Yes, Sparkplug is a "baseline" or non-optimizing compiler.
The V8 architecture is changing all the time, and I'm sure this answer will soon be out of date. I believe the addition of a non-optimizing compiler is a recent development, so this might be why you have heard V8 didn't have one. But this is my understanding of the current architecture.
The V8 engine has multiple ways to execute code. It has an interpreter, a baseline compiler (Sparkplug), and an optimizing compiler. The reason for the multiple strategies is a tradeoff between how long it takes to compile code and how long it takes to execute code. A slower compiler can generate more optimized code. But if a block of code is only executed once or a few times, an optimizing compiler might actually be a lot slower than an interpreter. So the engine shifts strategy based on how many times the code is executed.
But in all cases, the source code is first compiled into bytecode. The interpreter and the compilers all use this bytecode as input.
So the flow is more correctly illustrated like:
source code -> parser -> AST -> bytecode -|-> interpreter
|-> baseline compiler -> machine code
|-> optimizing compiler -> machine code
The term "compiler" is used both for the part transforming the source code into bytecode, and the parts transforming bytecode into machine code.
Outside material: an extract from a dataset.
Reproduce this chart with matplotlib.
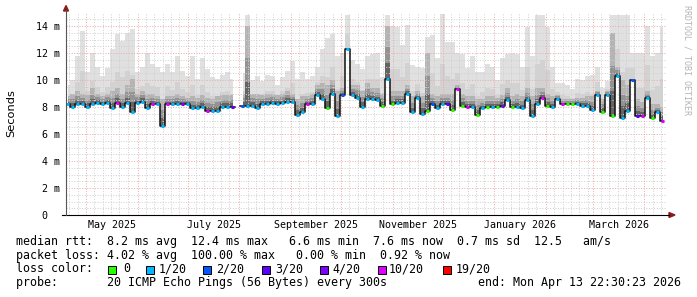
import numpy as np
import matplotlib
matplotlib.use("Agg")
import matplotlib.pyplot as plt
from matplotlib.patches import Rectangle, Polygon
from matplotlib.lines import Line2D

# median rtt per 3 day bucket (ms), top of dark smoke, top of light smoke, lost pings of 20
med = [8.2, 8.0, 8.2, 8.2, 8.0, 8.2, 8.3, 8.2, 8.3, 7.9, 8.3, 8.0, 8.3, 7.6, 8.3,
       8.4, 7.9, 8.2, 8.2, 6.6, 8.2, 8.2, 8.2, 8.2, 8.2, 7.9, 7.9, 8.0, 7.7, 7.7,
       7.7, 8.0, 8.0, 8.0, np.nan, 8.1, 8.1, 8.1, 7.9, 8.2, 8.2, 8.3, 8.2, 8.3, 8.4,
       8.4, 7.4, 7.6, 8.2, 8.2, 8.9, 8.6, 7.9, 9.0, 7.3, 8.9, 12.3, 8.9, 8.7, 8.0,
       8.6, 8.6, 8.5, 8.1, 10.1, 8.2, 8.3, 8.3, 9.0, 7.6, 8.7, 7.5, 7.7, 8.2, 7.9,
       8.2, 8.2, 7.8, 9.3, 8.1, 8.0, 8.0, 7.4, 7.9, 8.0, 8.0, 8.0, 8.1, 8.5, 8.0,
       8.0, 7.9, 8.5, 7.3, 8.2, 8.7, 8.1, 8.0, 8.6, 8.2, 8.2, 8.2, 8.2, 8.1, 8.1,
       7.8, 8.9, 7.6, 8.9, 7.3, 10.3, 7.2, 7.7, 10.0, 7.3, 7.3, 8.7, 7.2, 7.6, 7.0]
mid = [8.8, 9.0, 9.2, 9.0, 8.9, 9.4, 9.0, 8.8, 9.0, 9.2, 9.4, 9.0, 9.6, 10.1, 9.0,
       9.2, 9.0, 9.0, 8.8, 8.6, 8.8, 8.8, 9.0, 8.8, 8.7, 8.8, 8.7, 8.9, 8.7, 8.6,
       8.8, 8.9, 8.9, 8.9, np.nan, 9.0, 14.0, 9.0, 9.0, 8.9, 9.0, 9.0, 8.9, 9.0, 9.2,
       9.0, 8.6, 8.8, 8.8, 9.0, 9.6, 9.8, 9.6, 10.0, 9.2, 9.4, 12.3, 9.6, 9.6, 9.2,
       9.8, 9.4, 9.4, 9.0, 14.0, 9.2, 9.2, 9.2, 9.6, 8.8, 9.2, 8.8, 12.0, 9.0, 8.8,
       9.0, 9.0, 9.0, 9.6, 9.0, 8.8, 8.8, 8.6, 8.6, 8.8, 8.8, 8.7, 8.9, 9.4, 8.8,
       9.0, 8.8, 9.4, 8.8, 9.4, 9.4, 9.0, 8.8, 8.9, 8.6, 8.6, 8.6, 8.7, 8.7, 8.8,
       8.8, 9.2, 8.6, 9.2, 13.5, 11.0, 10.0, 9.6, 10.0, 8.6, 8.4, 9.2, 8.2, 8.2, 8.0]
hi = [9.6, 10.0, 11.8, 13.6, 10.6, 12.0, 11.0, 10.3, 10.9, 12.3, 13.4, 12.9, 13.5, 13.8, 10.6,
      11.0, 12.0, 11.2, 11.0, 10.6, 11.2, 10.6, 11.8, 10.7, 10.3, 11.8, 10.1, 11.6, 10.8, 10.2,
      10.1, 10.4, 10.6, 10.1, np.nan, 10.5, 14.8, 10.0, 10.3, 9.9, 10.4, 10.3, 9.6, 10.2, 10.7,
      11.4, 10.1, 10.6, 10.1, 10.3, 11.0, 12.3, 13.1, 13.4, 11.8, 12.0, 14.8, 11.5, 11.2, 10.8,
      11.8, 11.9, 12.0, 10.2, 14.8, 14.0, 13.9, 12.6, 14.1, 11.1, 11.0, 10.9, 13.2, 13.3, 11.6,
      14.9, 12.8, 12.8, 12.0, 11.9, 10.9, 11.8, 10.6, 10.6, 11.2, 11.0, 10.0, 11.6, 11.9, 12.0,
      11.9, 11.0, 13.9, 11.8, 14.8, 14.8, 13.9, 11.0, 9.8, 9.8, 9.6, 9.3, 10.1, 10.0, 10.3,
      10.4, 11.0, 9.4, 9.9, 14.8, 14.8, 14.8, 14.8, 12.0, 12.0, 12.0, 14.0, 11.8, 12.0, 13.9]
loss = [1, 1, 1, 1, 1, 1, 1, 1, 1, 1, 10, 1, 1, 1, 1, 1, 1, 10, 1, 1, 10, 1, 1, 4, 1, 1, 1, 1, 10, 1,
        1, 1, 1, 3, 1, 2, 1, 1, 1, 1, 1, 1, 1, 1, 1, 1, 1, 1, 10, 1, 1, 1, 0, 1, 1, 2, 1, 1, 1, 1,
        1, 1, 1, 0, 1, 0, 1, 1, 1, 1, 1, 1, 0, 2, 1, 1, 3, 0, 10, 0, 10, 1, 0, 1, 0, 1, 0, 4, 1, 0,
        1, 1, 1, 1, 1, 10, 0, 1, 1, 10, 0, 0, 1, 1, 1, 1, 1, 0, 1, 0, 1, 1, 1, 2, 3, 10, 1, 0, 1, 10]

loss_levels = [0, 1, 2, 3, 4, 10, 19]
loss_labels = ["0", "1/20", "2/20", "3/20", "4/20", "10/20", "19/20"]
loss_colors = ["#26ff00", "#00b8ff", "#0059ff", "#5e00ff", "#7e00ff", "#dd00ff", "#ff0000"]

month_labels = ["May 2025", "July 2025", "September 2025", "November 2025",
                "January 2026", "March 2026"]
month_label_at = ["2025-05-16T12", "2025-07-16T12", "2025-09-16", "2025-11-16",
                  "2026-01-16T12", "2026-03-16T12"]

legend_lines = [
    "median rtt:  8.2 ms avg  12.4 ms max   6.6 ms min  7.6 ms now  0.7 ms sd  12.5   am/s",
    "packet loss: 4.02 % avg  100.00 % max   0.00 % min  0.92 % now",
    "loss color:",
    "probe:       20 ICMP Echo Pings (56 Bytes) every 300s             end: Mon Apr 13 22:30:23 2026",
]

W, H = 697, 297
plt.rcParams["font.family"] = ["DejaVu Sans Mono"]


def fx(p):
    return p / W


def fy(p):
    return 1 - p / H


def color_for(n):
    c = loss_colors[0]
    for lv, col in zip(loss_levels, loss_colors):
        if n >= lv:
            c = col
    return c


med = np.array(med)
mid = np.array(mid)
hi = np.array(hi)
end = np.datetime64("2026-04-13T22:30:23")
start = end - np.timedelta64(360, "D")
step = np.timedelta64(3, "D")
dates = start + step / 2 + np.arange(len(med)) * step

fig = plt.figure(figsize=(W / 100, H / 100), dpi=100)
fig.patch.set_facecolor("white")
ax = fig.add_axes([fx(66), fy(215), 600 / W, (215 - 12.5) / H])
ax.set_xlim(start, end)
ax.set_ylim(0, 15)
for s in ax.spines.values():
    s.set_visible(False)

# smoke, light to dark
ax.fill_between(dates, med, hi, step="mid", color="#e0e0e0", lw=0, zorder=1)
ax.fill_between(dates, med, med + 0.45 * (hi - med), step="mid", color="#d2d2d2", lw=0, zorder=1.1)
ax.fill_between(dates, med, mid, step="mid", color="#b4b4b4", lw=0, zorder=1.2)
ax.fill_between(dates, med, med + 0.6 * (mid - med), step="mid", color="#939393", lw=0, zorder=1.3)
ax.fill_between(dates, med, med + 0.3 * (mid - med), step="mid", color="#646464", lw=0, zorder=1.4)

# grid drawn over the smoke
dot = (0, (1, 1.6))
for v in np.arange(0.5, 15, 0.5):
    if v % 2 == 0:
        ax.axhline(v, color="#eeaaaa", lw=0.72, ls=dot, zorder=2)
    else:
        ax.axhline(v, color="#d0d0d0", lw=0.72, ls=dot, zorder=2)
for m in np.arange(np.datetime64("2025-04"), np.datetime64("2026-05")):
    d0 = m.astype("datetime64[D]")
    for day in [0, 5, 10, 15, 20, 25]:
        t = d0 + np.timedelta64(day, "D")
        if start < t < end:
            if day == 0:
                ax.axvline(t, color="#eeaaaa", lw=0.72, ls=dot, zorder=2)
            else:
                ax.axvline(t, color="#d0d0d0", lw=0.72, ls=dot, zorder=2)

# median line coloured by loss
ax.step(dates, med, where="mid", color="#111111", lw=1.1, zorder=3)
cols = [color_for(n) for n in loss]
ax.hlines(med, dates - step / 2, dates + step / 2, colors=cols, lw=2.2, zorder=4)

ax.set_yticks(range(0, 15, 2))
ax.set_yticklabels(["0  "] + ["%d m" % v for v in range(2, 15, 2)])
ax.set_xticks([np.datetime64(s) for s in month_label_at])
ax.set_xticklabels(month_labels)
ax.tick_params(length=0, labelsize=7.2, colors="black")
ax.tick_params(axis="y", pad=4.3)
ax.tick_params(axis="x", pad=3.5)

# axes with arrows
fig.add_artist(Line2D([fx(62), fx(669)], [fy(215), fy(215)], color="black", lw=0.8))
fig.add_artist(Line2D([fx(66), fx(66)], [fy(215), fy(10)], color="#555555", lw=0.8))
fig.add_artist(Polygon([(fx(63.5), fy(11)), (fx(68.5), fy(11)), (fx(66), fy(5.5))],
                       closed=True, color="#8b1a1a", transform=fig.transFigure))
fig.add_artist(Polygon([(fx(669), fy(212.5)), (fx(669), fy(217.5)), (fx(675), fy(215))],
                       closed=True, color="#8b1a1a", transform=fig.transFigure))

fig.text(fx(11), fy(113.5), "Seconds", rotation=90, ha="center", va="center",
         family="DejaVu Sans", fontsize=8.2)
fig.text(fx(687.5), fy(5), "RRDTOOL / TOBI OETIKER", rotation=270, ha="center", va="top",
         fontsize=6, color="#b4b4b4")

# legend
baselines = [245, 258.7, 272.4, 286]
for txt, b in zip(legend_lines, baselines):
    fig.text(fx(16), fy(b), txt, fontsize=8.4, va="baseline", ha="left")

box_x = [108.3, 146, 203.3, 261.7, 320, 377.7, 442.7]
lab_x = [123, 159, 216.3, 275, 332, 389, 455.7]
for bx, lx, col, lab in zip(box_x, lab_x, loss_colors, loss_labels):
    fig.add_artist(Rectangle((fx(bx), fy(273.5)), 8 / W, 8 / H, facecolor=col,
                             edgecolor="black", lw=0.7, transform=fig.transFigure))
    fig.text(fx(lx), fy(baselines[2]), lab, fontsize=8.4, va="baseline", ha="left")

fig.savefig("out.png", dpi=100, facecolor="white")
Bytecode is an intermediate format between source code and machine code. It is much lower level than source code, but not CPU specific like machine code. Bytecode is used because parsing source code is expensive, so there is no reason to do it more than once.
The interpreter does not compile the bytecode to machine code. It reads the bytecode instructions one at a time and executes the corresponding code. This has some overhead in reading and decoding each bytecode instruction, but the advantage is there is no separate compilation pass necessary, so it will be extremely fast to get started.